We made another large meal for Elders on Tuesday.  It reminds us of family dinners on Sundays except we don’t have a wonderful cooking daughter and daughters-in-law to help–I have to do EVERYTHING!!!  We miss all of you girls!  Some Elders had to eat at one time because of commitments and others couldn’t come until later so it was like a revolving door but we finally finished washing the last dish just in time to call it a day–we were tired but it was so worth it!
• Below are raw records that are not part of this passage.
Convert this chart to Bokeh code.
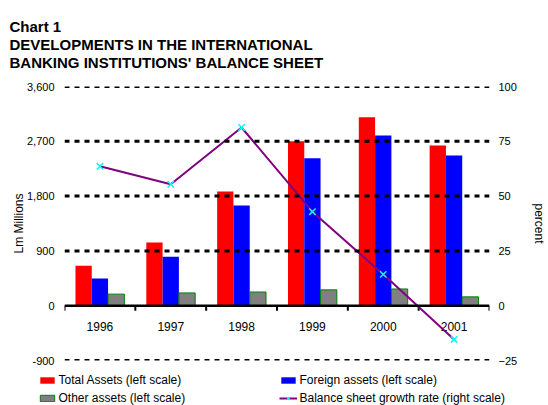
import numpy as np
from bokeh.plotting import figure
from bokeh.models import (Range1d, LinearAxis, FixedTicker, NumeralTickFormatter,
                          Span, Legend, LegendItem)
from bokeh.core.properties import value
from bokeh.embed import file_html
from bokeh.resources import INLINE

years = ["1996", "1997", "1998", "1999", "2000", "2001"]
total_assets = [655, 1040, 1875, 2700, 3095, 2630]
foreign_assets = [445, 805, 1645, 2420, 2795, 2465]
other_assets = [190, 210, 225, 260, 275, 145]
growth_rate = [63.6, 55.4, 81.3, 42.9, 14.3, -15.4]
left_ticks = [-900, 0, 900, 1800, 2700, 3600]
right_ticks = [-25, 0, 25, 50, 75, 100]
grid_ticks = [-900, 900, 1800, 2700, 3600]

FONT = "Liberation Sans"

xs = np.arange(len(years)) + 0.5
bounds = np.arange(len(years) + 1)
bw = 0.23

p = figure(frame_width=425, frame_height=274, output_backend="svg", toolbar_location=None,
           x_range=Range1d(0, len(years)), y_range=Range1d(left_ticks[0], left_ticks[-1]),
           x_axis_location=None, min_border_left=64, min_border_right=59,
           min_border_top=86, min_border_bottom=45,
           background_fill_color="white", border_fill_color="white",
           outline_line_color=None)
p.extra_y_ranges = {"pct": Range1d(right_ticks[0], right_ticks[-1])}

p.title.text = "Chart 1\nDEVELOPMENTS IN THE INTERNATIONAL\nBANKING INSTITUTIONS' BALANCE SHEET"
p.title.align = "left"
p.title.vertical_align = "top"
p.title.offset = -55
p.title.text_font = FONT
p.title.text_font_size = "15px"
p.title.text_font_style = "bold"
p.title.text_line_height = 1.08
p.title.standoff = 26
p.title.text_color = "black"

# grid (dotted reference lines)
p.xgrid.visible = False
p.ygrid.visible = False
for t in grid_ticks:
    p.add_layout(Span(location=t, dimension="width", line_color="black",
                      line_width=3, line_dash="5 5"))

# left axis
ax = p.yaxis[0]
ax.ticker = FixedTicker(ticks=left_ticks)
ax.formatter = NumeralTickFormatter(format="0,0")
ax.axis_line_color = None
ax.major_tick_line_color = None
ax.minor_tick_line_color = None
ax.major_tick_out = 0
ax.major_tick_in = 0
ax.minor_tick_out = 0
ax.minor_tick_in = 0
ax.major_label_text_font = FONT
ax.major_label_text_font_size = "11px"
ax.major_label_text_color = "black"
ax.major_label_standoff = 10
ax.axis_label = "Lm Millions"
ax.axis_label_text_font = FONT
ax.axis_label_text_font_size = "12px"
ax.axis_label_text_font_style = "normal"
ax.axis_label_text_color = "black"
ax.axis_label_standoff = -2

rax = LinearAxis(y_range_name="pct", ticker=FixedTicker(ticks=right_ticks),
                 axis_line_color=None, major_tick_line_color=None,
                 minor_tick_line_color=None, major_tick_out=0, major_tick_in=0,
                 minor_tick_out=0, minor_tick_in=0, major_label_text_font=FONT,
                 major_label_text_font_size="11px", major_label_text_color="black",
                 major_label_standoff=9, axis_label="percent",
                 axis_label_text_font=FONT, axis_label_text_font_size="12px",
                 axis_label_text_color="black",
                 axis_label_text_font_style="normal", axis_label_standoff=12)
p.add_layout(rax, "right")

# bars
r_total = p.vbar(x=xs - bw, top=total_assets, bottom=0, width=bw,
                 fill_color="#ff0000", line_color=None)
r_foreign = p.vbar(x=xs, top=foreign_assets, bottom=0, width=bw,
                   fill_color="#0000ff", line_color=None)
r_other = p.vbar(x=xs + bw, top=other_assets, bottom=0, width=bw,
                 fill_color="#808080", line_color="#008000", line_width=1)

# zero axis line and ticks
p.add_layout(Span(location=0, dimension="width", line_color="black", line_width=2.5))
p.ray(x=bounds, y=np.zeros(len(bounds)), length=5, length_units="screen",
      angle=-np.pi / 2, line_color="black", line_width=2)

# category labels
p.text(x=xs, y=np.zeros(len(xs)), text=years, y_offset=21,
       text_align="center", text_baseline="middle",
       text_font=value(FONT), text_font_size="12px", text_color="black")

# growth line
r_line = p.line(x=xs, y=growth_rate, y_range_name="pct", line_color="#800080", line_width=2)
r_mark = p.scatter(x=xs, y=growth_rate, y_range_name="pct", marker="x", size=9,
                   line_color="#00ffff", line_width=1.5)

leg = Legend(items=[LegendItem(label="Total Assets (left scale)", renderers=[r_total]),
                    LegendItem(label="Other assets (left scale)", renderers=[r_other]),
                    LegendItem(label="Foreign assets (left scale)", renderers=[r_foreign]),
                    LegendItem(label="Balance sheet growth rate (right scale)",
                               renderers=[r_line, r_mark])],
             location="top_center", ncols=2,
             label_text_font=FONT, label_text_font_size="12px",
             label_text_color="black", glyph_width=18, glyph_height=8,
             label_height=12, label_width=216, spacing=4, padding=0, margin=13,
             label_standoff=3, border_line_color=None,
             background_fill_alpha=0)
p.add_layout(leg, "below")

html = file_html(p, INLINE)
open("out.html", "w").write(html)
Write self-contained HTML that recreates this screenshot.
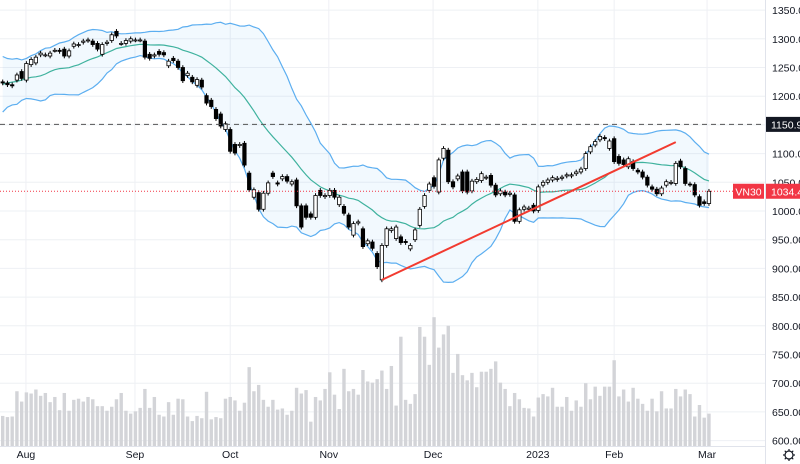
<!DOCTYPE html>
<html><head><meta charset="utf-8">
<style>
html,body{margin:0;padding:0;background:#fff;}
svg{display:block;font-family:"Liberation Sans",sans-serif;}
</style></head>
<body>
<svg id="chart" width="800" height="464" viewBox="0 0 800 464" xmlns="http://www.w3.org/2000/svg">
<g id="grid"></g>
<g id="vol"></g>
<g id="bands"></g>
<g id="candles"></g>
<g id="overlay"></g>
<g id="axis"></g>
</svg>
<script>
const opens = [1225,1223,1220,1228,1243,1228,1255,1258,1272,1272,1270,1280,1280,1282,1270,1287,1289,1294,1297,1296,1292,1273,1292,1297,1313,1292,1292,1296,1298,1298,
1296,1273,1270,1278,1276,1253,1266,1261,1250,1236,1233,1219,1228,1201,1193,1177,1169,1142,1142,1116,
1114,1118,1066,1024,1032,1003,1031,1066,1049,1056,1060,1047,1054,1009,1009,995,989,1036,1025,1027,
1036,1011,1008,993,958,979,969,943,946,926,880,940,966,952,955,947,934,950,975,1008,
1036,1058,1033,1092,1106,1051,1056,1068,1068,1035,1051,1053,1058,1062,1045,1030,1033,1029,1028,982,
1003,1003,1010,1001,1045,1050,1054,1055,1057,1061,1061,1065,1068,1074,1103,1115,1124,1128,1109,1126,
1095,1089,1077,1086,1071,1068,1059,1042,1038,1030,1045,1049,1048,1087,1074,1047,1046,1025,1016,1013];
const closes = [1223,1220,1218,1237,1231,1257,1264,1268,1275,1272,1275,1280,1278,1270,1279,1291,1290,1296,1298,1290,1282,1290,1294,1307,1305,1292,1297,1300,1298,1298,
1268,1266,1272,1273,1272,1261,1262,1250,1227,1240,1225,1229,1216,1188,1182,1161,1148,1152,1104,1101,
1116,1080,1037,1037,1003,1031,1049,1060,1047,1060,1052,1051,1009,972,989,989,1027,1027,1027,1036,
1024,1024,996,972,978,981,938,948,935,903,940,969,969,972,945,945,940,967,1003,1027,
1047,1043,1089,1109,1051,1042,1061,1035,1033,1052,1055,1065,1059,1045,1028,1035,1028,1031,982,1002,
1007,1005,1000,1042,1050,1054,1058,1057,1059,1063,1063,1068,1073,1100,1112,1121,1130,1126,1122,1086,
1083,1081,1091,1074,1068,1059,1045,1038,1030,1040,1051,1050,1083,1077,1048,1046,1028,1010,1013,1034.4];
const volumes = [643,641,642,686,668,684,682,689,678,683,667,676,653,683,652,671,673,668,676,672,660,660,652,659,672,683,652,647,651,657,
690,657,676,645,642,667,645,673,672,642,634,643,639,685,637,641,639,673,676,670,
652,666,728,686,697,671,659,671,654,656,645,652,692,682,688,633,676,670,690,719,
680,655,725,686,690,680,723,703,701,707,722,690,730,661,781,671,664,681,798,781,
732,815,762,785,800,718,751,714,705,718,693,720,720,725,738,701,690,660,683,672,
657,656,642,675,681,677,692,659,659,676,652,670,659,700,672,694,678,694,694,740,
677,689,668,692,673,664,652,673,651,686,656,656,690,677,689,681,642,662,640,647];
const priorCloses = [1170,1190,1215,1185,1200,1225,1250,1240,1210,1190,1215,1240,1255,1262,1235,1245,1215,1222,1228];
const priceTicks = [1350,1300,1250,1200,1150,1100,1050,1000,950,900,850,800,750,700,650,600];
const monthLabels = ["Aug","Sep","Oct","Nov","Dec","2023","Feb","Mar"];
const monthIndex = [4.9,27.9,48,68.8,90.8,112.9,129,148.6];
const hLine = 1150.9;
const trendStart = [80, 880];
const trendEnd = [142, 1120];

const NS = "http://www.w3.org/2000/svg";
const plotRight = 765;
function x(i){ return 2.7 + i*4.74; }
function y(v){ return 211 - (v-1000)*0.574; }
function mk(tag, attrs, parent){
  const e = document.createElementNS(NS, tag);
  for (const k in attrs) e.setAttribute(k, attrs[k]);
  parent.appendChild(e); return e;
}
const grid = document.getElementById('grid');
const vol = document.getElementById('vol');
const bands = document.getElementById('bands');
const cg = document.getElementById('candles');
const ov = document.getElementById('overlay');
const ax = document.getElementById('axis');

priceTicks.forEach(t=>{
  const l = mk('line',{x1:0,x2:plotRight,y1:y(t),y2:y(t),stroke:'#eef0f4','stroke-width':1},grid);
  
  
});
monthIndex.forEach((m,k)=>{
  const l = mk('line',{x1:x(m),x2:x(m),y1:0,y2:446,stroke:'#eef0f4','stroke-width':1},grid);
  
  
});

volumes.forEach((v,i)=>{
  const r = mk('rect',{x:x(i)-1.7,y:y(v),width:3.4,height:Math.max(0,446-y(v)),fill:'#d3d4d8'},vol);
  
  
});

const all = priorCloses.concat(closes);
const up=[],mid=[],lo=[];
for(let i=0;i<closes.length;i++){
  const w = all.slice(i, i+20);
  const m = w.reduce((a,b)=>a+b,0)/w.length;
  const sd = Math.sqrt(w.reduce((a,b)=>a+(b-m)*(b-m),0)/w.length);
  mid.push(m); up.push(m+2*sd); lo.push(m-2*sd);
}
function pts(arr){ return arr.map((v,i)=>(x(i)).toFixed(1)+','+y(v).toFixed(1)); }
const fillPts = pts(up).concat(pts(lo).reverse()).join(' ');
const f = mk('polygon',{points:fillPts,fill:'rgba(33,150,243,0.06)'},bands);


const pu = mk('polyline',{points:pts(up).join(' '),fill:'none',stroke:'#5caef0','stroke-width':1.2},bands);


const pl = mk('polyline',{points:pts(lo).join(' '),fill:'none',stroke:'#5caef0','stroke-width':1.2},bands);


const pm = mk('polyline',{points:pts(mid).join(' '),fill:'none',stroke:'#3fb29e','stroke-width':1.2},bands);



closes.forEach((c,i)=>{
  const o = opens[i];
  const hi = Math.max(o,c)+4, lw = Math.min(o,c)-4;
  const g = mk('g',{},cg);
  
  
  mk('line',{x1:x(i),x2:x(i),y1:y(hi),y2:y(lw),stroke:'#000','stroke-width':1},g);
  const top = y(Math.max(o,c)), bot = y(Math.min(o,c));
  mk('rect',{x:x(i)-1.7,y:top,width:3.4,height:Math.max(1,bot-top),fill:c>=o?'#fff':'#000',stroke:'#000','stroke-width':0.8},g);
});

const hl = mk('line',{x1:0,x2:plotRight,y1:y(hLine),y2:y(hLine),stroke:'#555','stroke-width':1,'stroke-dasharray':'5,4'},ov);


const last = closes[closes.length-1];
const pline = mk('line',{x1:0,x2:plotRight,y1:y(last),y2:y(last),stroke:'#f23645','stroke-width':1,'stroke-dasharray':'1,2'},ov);


const tl = mk('line',{x1:x(trendStart[0]),y1:y(trendStart[1]),x2:x(trendEnd[0]),y2:y(trendEnd[1]),stroke:'#f23b30','stroke-width':2},ov);



const axl = mk('line',{x1:plotRight+0.5,x2:plotRight+0.5,y1:0,y2:464,stroke:'#e0e3eb','stroke-width':1},ax);


const bl = mk('line',{x1:0,x2:plotRight,y1:446.5,y2:446.5,stroke:'#e0e3eb','stroke-width':1},ax);


priceTicks.forEach(t=>{
  const tx = mk('text',{x:772,y:y(t)+4,'font-size':10.5,fill:'#131722'},ax);
  tx.textContent = t.toFixed(2);
  
  
});
monthLabels.forEach((m,k)=>{
  const tx = mk('text',{x:x(monthIndex[k]),y:458,'font-size':10.5,fill:'#131722','text-anchor':'middle'},ax);
  tx.textContent = m;
  
  
});
const lb = mk('rect',{x:766,y:y(hLine)-7.5,width:34,height:15,fill:'#131722'},ax);


const lt = mk('text',{x:771,y:y(hLine)+4,'font-size':10.5,fill:'#fff'},ax);
lt.textContent = hLine.toFixed(1);


const sb = mk('rect',{x:733,y:y(last)-7.5,width:31,height:15,fill:'#f23645'},ax);


const st = mk('text',{x:748.5,y:y(last)+4,'font-size':10.5,fill:'#fff','text-anchor':'middle'},ax);
st.textContent = 'VN30';


const prb = mk('rect',{x:766,y:y(last)-7.5,width:34,height:15,fill:'#f23645'},ax);


const prt = mk('text',{x:771,y:y(last)+4,'font-size':10.5,fill:'#fff'},ax);
prt.textContent = last.toFixed(1);


const gear = mk('g',{},ax);


mk('circle',{cx:789,cy:455,r:4,fill:'none',stroke:'#131722','stroke-width':1.2},gear);
for(let a=0;a<8;a++){
  const ang=a*Math.PI/4;
  mk('line',{x1:789+Math.cos(ang)*4,y1:455+Math.sin(ang)*4,x2:789+Math.cos(ang)*6,y2:455+Math.sin(ang)*6,stroke:'#131722','stroke-width':1.2},gear);
}
</script>
</body></html>
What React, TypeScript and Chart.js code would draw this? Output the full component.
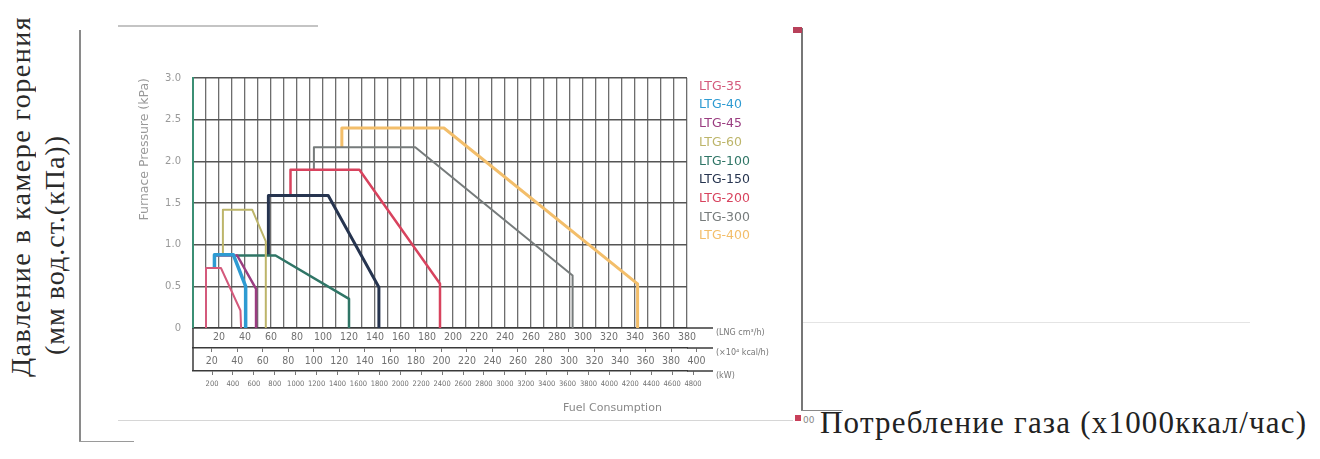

On Friday night we were invited to a family’s home for a farewell dinner for the Nays.  The four of us took a taxi most of the way, then met up with our translating Elders, walked a bit, and knocked at a metal gate.  We were met by one of the sisters carrying two big water jugs towards the house.  The Elders helped her carry them in and we began a wonderful night.  Inktoya (I have no idea how to spell it, of course) was scurrying around her kitchen so her twelve year-old daughter entertained us with her violin, electric keyboard, drawings, and wood carvings.  Then, we ate dinner–Inktoya had fixed an American favorite–spaghetti and meat.  It was very nice but the most delicious part was a red cabbage and pasta salad.  It was very interesting to look at but had such good flavor.  Then, dessert was a chocolate cake with whipped frosting.  I was a little uncomfortable because none of the family ate with us.  They sat on their bed and visited as we ate around a small table with little stools to sit on.  Another daughter arrived and joined us and she played the morin huren (morin means horse and a horse is always carved at the top).  The two young sisters sang “A Child’s Prayer,” in English and it was beautiful.  They were definitely sweet, lovely girls who let their mother show them off!  Inktoya had her sister helping her with dinner–as we left she was washing our dishes in a little dishpan on a stool.  There was no mention of a husband/father.  It was a beautiful evening and they were a gracious family that warmed our hearts as we took a very cold walk and bus ride back to our apartment.

So…we are blessed to see these wonderful people live such a simple life and have such giving hearts.  Before we arrived in Mongolia we had the impression that these people must be simple people in a third-world country that weren’t very civilized…our opinions have changed greatly!  They are part of a growing country–very civilized, family oriented, fashion conscious, education oriented, and truth-seeking  To experience a simple life free from so many extras that seem to be necessities in America is quite a thing to see.  We know it all seems so important but these people are so giving of simple things and you can be sure that it’s their best.  We love our life back home and know that we will return to it but we will always have wonderful thoughts of these people who can do so much with so little.  We are grateful that the Gospel is in Mongolia to bring these people the truth and see them incorporate it into their lives.  They love the Gospel and we are learning to love it in a new way by the example they set for us.  We know that our Heavenly Father’s plan for all of us is to return and live with Him–this includes all the people of the world.  What a wonderful thought!!!

Please appreciate the simple things with your families and take care of one another.  We are blessed to have all of you in our lives.